Interesting, John M – I remember it the other way – remarkably favorable overall but with the dry remark about silence in the shape of 15 books.
Must look it up.
True, but it seemed to be intended as a compliment in the context of the article. The fact that the book (The Great Transformation, not The Case for God as I erroneously said earlier) is not scholarly is not seen as a mark against it.
But he is critical. Strathern worries that her views are unusual and possibly unpalatable to “ordinary people of faith”. Also, it seems to go against received opinion in a minor cottage industry of scholars like Karl Jaspers who view the Axial Age as a function of “the transcendentalist breakthrough” (whatever that means).
And then he cleans up after her in taking an “analytical approach”, because he claims that though the work is laudable as “cognitive digestion” which achieves some “comparative frisson”, it doesn’t succeed at getting to the whys and wherefores of the Axial Age. In particular, he objects that her sense of “transcendence” is terribly weak, and threatens to encompass folks like Socrates and the secular humanists.
Here is a nice quote on the subject of her reverent silence (which is fun to lift from context): “If the transcendent is dumb, people will itch to speak for it”.

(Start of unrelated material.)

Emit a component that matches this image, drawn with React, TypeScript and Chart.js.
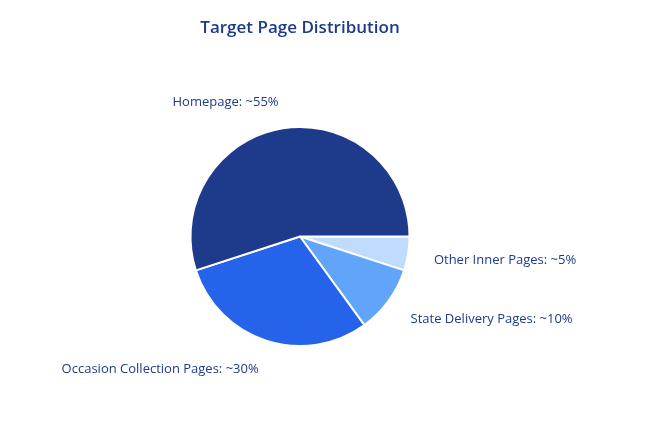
import React, { useEffect, useRef } from "react";
import { Chart, registerables } from "chart.js";

Chart.register(...registerables);

// Order reversed so slices run counter-clockwise from 3 o'clock like the reference
const categories = ["Other Inner Pages", "State Delivery Pages", "Occasion Collection Pages", "Homepage"];
const values = [5, 10, 30, 55];
const labelTexts = ["Other Inner Pages: ~5%", "State Delivery Pages: ~10%", "Occasion Collection Pages: ~30%", "Homepage: ~55%"];
const colors = ["#bfdbfe", "#60a5fa", "#2563eb", "#1e3a8a"];
const titleText = "Target Page Distribution";

const FONT = "'Open Sans', 'Noto Sans', sans-serif";
const TEXT_COLOR = "#1e3a8a";

const outsideLabels = {
  id: "outsideLabels",
  afterDraw(chart: any) {
    const ctx = chart.ctx;
    const meta = chart.getDatasetMeta(0);
    ctx.save();
    // title
    const cx0 = (chart.chartArea.left + chart.chartArea.right) / 2;
    ctx.fillStyle = TEXT_COLOR;
    ctx.font = `600 17px ${FONT}`;
    ctx.textAlign = "center";
    ctx.textBaseline = "middle";
    ctx.fillText(titleText, cx0, 28.5);

    ctx.font = `13px ${FONT}`;
    const h = 13;
    meta.data.forEach((arc: any, i: number) => {
      const { x, y, startAngle, endAngle, outerRadius } = arc.getProps(
        ["x", "y", "startAngle", "endAngle", "outerRadius"],
        true
      );
      const mid = (startAngle + endAngle) / 2;
      const dx = Math.cos(mid);
      const dy = Math.sin(mid);
      const R = outerRadius + 21;
      const px = x + dx * R;
      const py = y + dy * R;
      const cy = py + dy * (h / 2) + 1 + (dy > 0 ? 1.5 : 0);
      ctx.textBaseline = "middle";
      if (dx < 0) {
        ctx.textAlign = "right";
        ctx.fillText(labelTexts[i], px - 1, cy);
      } else {
        ctx.textAlign = "left";
        ctx.fillText(labelTexts[i], px + 5, cy);
      }
    });
    ctx.restore();
  },
};

export default function App() {
  const ref = useRef<HTMLCanvasElement>(null);
  useEffect(() => {
    document.body.style.margin = "0";
    const chart = new Chart(ref.current!, {
      type: "pie",
      data: {
        labels: categories,
        datasets: [
          {
            data: values,
            backgroundColor: colors,
            borderColor: "#ffffff",
            borderWidth: 2,
          },
        ],
      },
      options: {
        responsive: false,
        animation: false,
        rotation: 90,
        layout: { padding: { left: 189.5, right: 254.5, top: 126, bottom: 95 } },
        plugins: {
          legend: { display: false },
          title: { display: false },
          tooltip: { enabled: false },
        },
      },
      plugins: [outsideLabels],
    });
    return () => chart.destroy();
  }, []);
  return (
    <div style={{ position: "fixed", left: 0, top: 0, width: 665, height: 442, background: "#fff" }}>
      <canvas ref={ref} width={665} height={442} />
    </div>
  );
}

Ah, you’re right. I remembered the opening sentence better than the review as a whole. Mind you, the extended poker-faced exegesis does give the impression that he takes it seriously – but then he gets into the super-dry part.
The religious state is exactly that of Alice after hearing the nonsense poem “Jabberwocky”: “Somehow it seems to fill my head with ideas – only I don’t exactly know what they are.” If Alice puts on a dog collar, she will be at one with the tradition.
Cross-post! The above was in reply to John M, about Blackburn’s review.
Interesting about the review. The trouble with The Case for God is that it’s not just non-scholarly, it’s anti-scholarly. At least that’s how it strikes me. Anti partly because her claims are highly tendentious and she makes it impossible to check most of her sources. That’s a bad combination. It’s fundamentally unfair.